Geschrieben am 18. November 2022 von für Allgemein, News, Special Sozialberufe, Specials

Gekommen, um zu bleiben

Gekommen, um zu bleiben

Wenn auch eingeschränkt, kann die Begleitung der Ratsuchenden auch im Lockdown fortgeführt werden. Schnell werden die technischen Hürden für das mobile Arbeiten überwunden. Das ist richtig gut, nicht alle Einrichtungen haben diese Möglichkeit so schnell umgesetzt. Wir sind da ganz weit vorne mit dabei. So müssen wir die ohnehin schon belasteten Menschen nicht allein lassen. Gerade jetzt wäre dies undenkbar. Weiterhin können wir an ihrer Seite sein. Stark!

Auch die Kinderbetreuung zu Hause ist somit geregelt. Erleichterung. Bei uns zuhause befinden sich neben unserer Kernfamilie nun also auch noch Menschen in Wohnungsnot, mit Suchterkrankungen, schweren Traumata und akuten Gewalterfahrungen. Menschen mit besonderem Hilfebedarf und meist multiplen Problemlagen. Es kommen immer mehr dazu. Und jetzt sitzt auch noch das LKA an unserem Esstisch. Ich sehe und höre sie mittlerweile ständig – sie sind manchmal sogar lauter als die Kinder. Und das soll schon was heißen. Ich bin jedoch eine gute Gastgeberin und lasse sie bei mir verweilen. Bleibe engagiert und zugewandt. Wie man mich eben kennt und schätzt. Anschreien tue ich nur meine Familie.
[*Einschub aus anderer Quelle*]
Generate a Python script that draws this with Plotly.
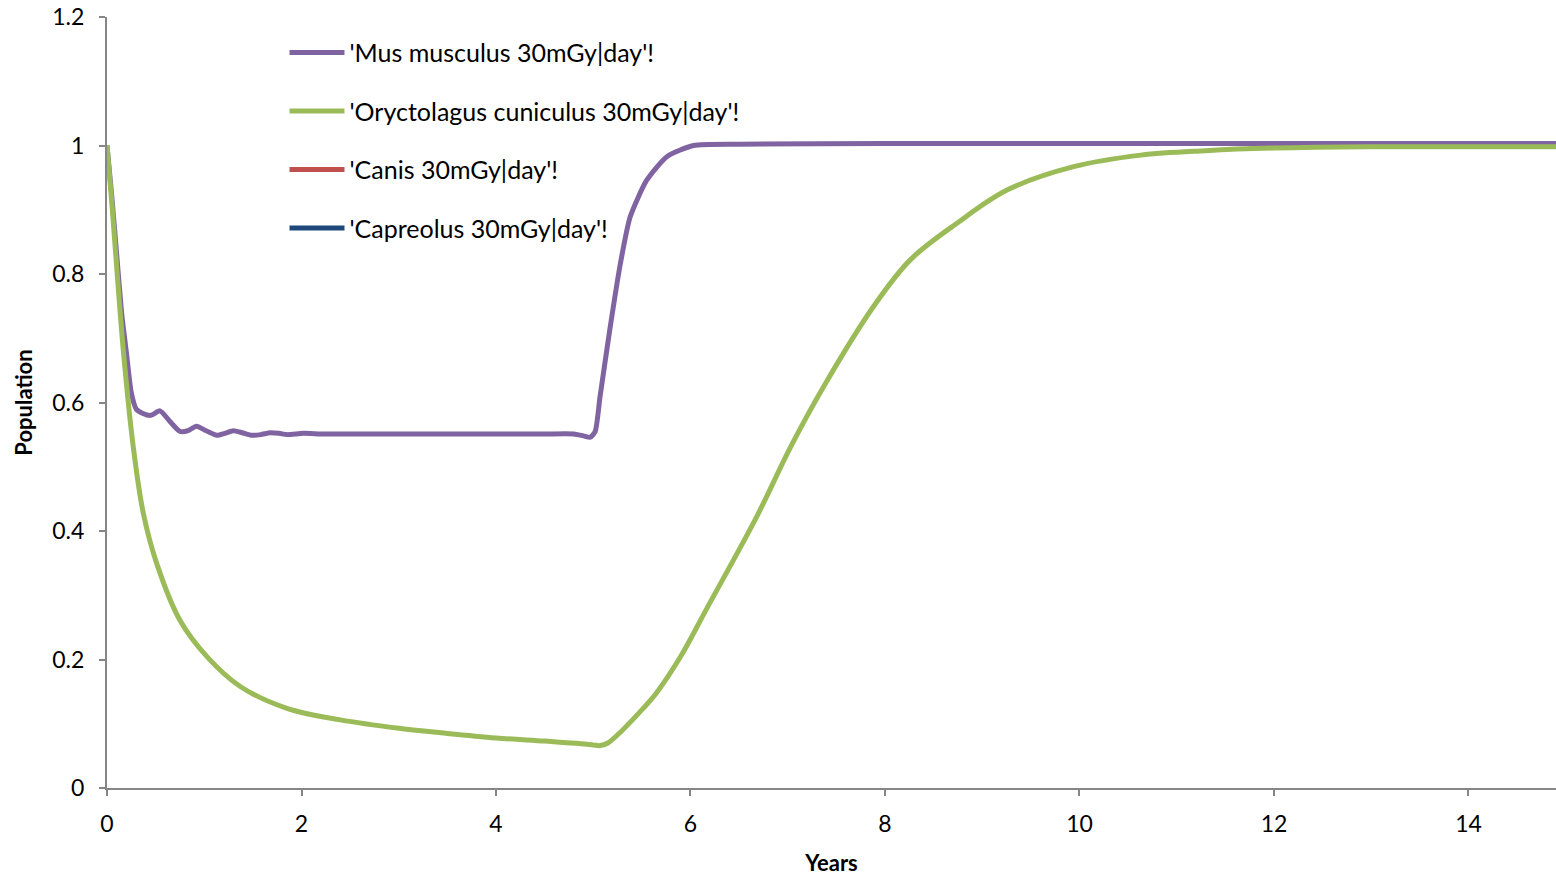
import plotly.graph_objects as go

# ---- data ----
mus_x = [0, 0.05, 0.1, 0.15, 0.2, 0.25, 0.3, 0.37, 0.45, 0.545, 0.65, 0.75, 0.83, 0.92, 1.02,
         1.13, 1.21, 1.30, 1.39, 1.49, 1.58, 1.68, 1.77, 1.85, 2.02, 2.2, 2.4, 2.7, 3.0, 3.5,
         4.0, 4.5, 4.8, 4.9, 4.97, 5.02, 5.07, 5.17, 5.28, 5.38, 5.55, 5.76, 6.03, 6.5, 8, 10,
         12, 14.9]
mus_y = [1.0, 0.92, 0.83, 0.74, 0.677, 0.615, 0.59, 0.583, 0.58, 0.587, 0.57, 0.555, 0.556,
         0.563, 0.556, 0.549, 0.552, 0.556, 0.553, 0.549, 0.55, 0.553, 0.552, 0.550, 0.552,
         0.551, 0.551, 0.551, 0.551, 0.551, 0.551, 0.551, 0.551, 0.548, 0.546, 0.555, 0.609,
         0.713, 0.817, 0.889, 0.946, 0.983, 1.0, 1.002, 1.003, 1.003, 1.003, 1.003]

ory_x = [0, 0.05, 0.1, 0.17, 0.27, 0.373, 0.51, 0.75, 1.03, 1.37, 1.85, 2.4, 3.0, 3.5, 4.0,
         4.5, 4.87, 5.0, 5.07, 5.15, 5.3, 5.52, 5.65, 5.9, 6.17, 6.68, 7.03, 7.37, 7.88, 8.26,
         8.74, 9.26, 9.94, 10.63, 11.3, 12.0, 13.0, 14.0, 14.9]
ory_y = [1.0, 0.91, 0.81, 0.677, 0.531, 0.428, 0.35, 0.261, 0.204, 0.158, 0.124, 0.106,
         0.093, 0.085, 0.078, 0.073, 0.069, 0.067, 0.066, 0.07, 0.09, 0.125, 0.148, 0.205,
         0.28, 0.422, 0.531, 0.625, 0.749, 0.822, 0.879, 0.931, 0.967, 0.985, 0.992, 0.996,
         0.998, 0.998, 0.998]

# no visible values for these two series in the reference (legend entries only)
canis_x, canis_y = [None], [None]
cap_x, cap_y = [None], [None]

names = ["'Mus musculus 30mGy|day'!", "'Oryctolagus cuniculus 30mGy|day'!",
         "'Canis 30mGy|day'!", "'Capreolus 30mGy|day'!"]
colors = ["#8064A2", "#9BBB59", "#C0504D", "#1F497D"]
smooth = [0.6, 1.0, 0.6, 0.6]
series = [(mus_x, mus_y), (ory_x, ory_y), (canis_x, canis_y), (cap_x, cap_y)]

x_ticks = [0, 2, 4, 6, 8, 10, 12, 14]
y_ticks = [0, 0.2, 0.4, 0.6, 0.8, 1, 1.2]
y_tick_text = ["0", "0.2", "0.4", "0.6", "0.8", "1", "1.2"]

FONT = "Lato, Open Sans, sans-serif"

fig = go.Figure()
for i, ((xs, ys), nm, col, sm) in enumerate(zip(series, names, colors, smooth)):
    fig.add_trace(go.Scatter(
        x=xs, y=ys, mode="lines", name=nm, legendgroup=f"g{i}",
        line=dict(color=col, width=5, shape="spline", smoothing=sm),
    ))

fig.update_layout(
    width=1556, height=878,
    margin=dict(l=107, r=0, t=17, b=90, autoexpand=False),
    paper_bgcolor="white", plot_bgcolor="white",
    font=dict(family=FONT, size=23, color="black"),
    showlegend=True,
    legend=dict(
        x=0.1225, y=0.9835, xanchor="left", yanchor="top",
        bgcolor="rgba(0,0,0,0)", borderwidth=0,
        font=dict(family=FONT, size=25, color="black"),
        tracegroupgap=23, itemwidth=55,
    ),
    xaxis=dict(
        range=[0, 14.9], tickmode="array", tickvals=x_ticks,
        showgrid=False, zeroline=False, automargin=False,
        showline=True, linecolor="#868686", linewidth=2,
        ticks="outside", ticklen=6, tickcolor="#868686", tickwidth=1.5,
        ticklabelstandoff=8, ticklabeloverflow="allow",
        tickfont=dict(family=FONT, size=23),
        title=dict(text="<b>Years</b>", font=dict(family=FONT, size=22), standoff=20),
    ),
    yaxis=dict(
        range=[0, 1.2], tickmode="array", tickvals=y_ticks, ticktext=y_tick_text,
        showgrid=False, zeroline=False, automargin=False,
        showline=True, linecolor="#868686", linewidth=2,
        ticks="outside", ticklen=6, tickcolor="#868686", tickwidth=1.5,
        ticklabelstandoff=10, ticklabeloverflow="allow",
        tickfont=dict(family=FONT, size=23),
        title=dict(text="<b>Population</b>", font=dict(family=FONT, size=22), standoff=14),
    ),
)

fig.write_html("out.html",
               config={"displayModeBar": False},
               post_script="document.body.style.margin='0px';document.body.style.overflow='hidden';")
Abends fragt mich mein Kind, ob sich die Frau, welche in ihrer Wohnung betäubt und gewürgt wurde, nun in Sicherheit befindet? Hatte ich nicht extra leise telefoniert? Verdammt, ich muss wirklich vorsichtiger werden. Aber so ist es jetzt einfach, wir machen uns eben alle Sorgen um unsere neuen Mitbewohner*innen. Und wieder hat unsere WG Zuwachs bekommen. Wie in der Supervision (über Zoom, ist ja klar) besprochen, räume ich nachmittags meinen Arbeitsplatz ein und verschließe die Sachen in meinen Schrank. Danach bitte ich die Ratsuchenden zu gehen. Aber sie bleiben. Shit. Sie gehen einfach nicht. Panik. Sie brauchen mich. Gerade jetzt. Wo sie doch sonst niemanden haben. Ohne mich wird es nicht funktionieren. Wann hört dieses verdammte Fiepen in meinem Ohr endlich auf?

Erlernte Strategien der Kompensationen aktuell nicht möglich. Was würde ich für eine durchtanzte Nacht geben? Kann mich vielleicht mal jemand in den Arm nehmen? Ach nee, stimmt ja… 

Ich sehe mich selbst, wie ich völlig lost unseren Flur auf und ab tigere, nach Luft schnappe, fast so wie damals, als die Geburtswehen einsetzten. Fremd geleitet, irgendwie. Der Beat stimmt jetzt überhaupt nicht mehr. Atmen.

Jetzt schreie ich nicht mehr ausschließlich meine Familie an.

Heute sind wir umgezogen. Alle. WGs sind einfach nicht mehr mein Ding.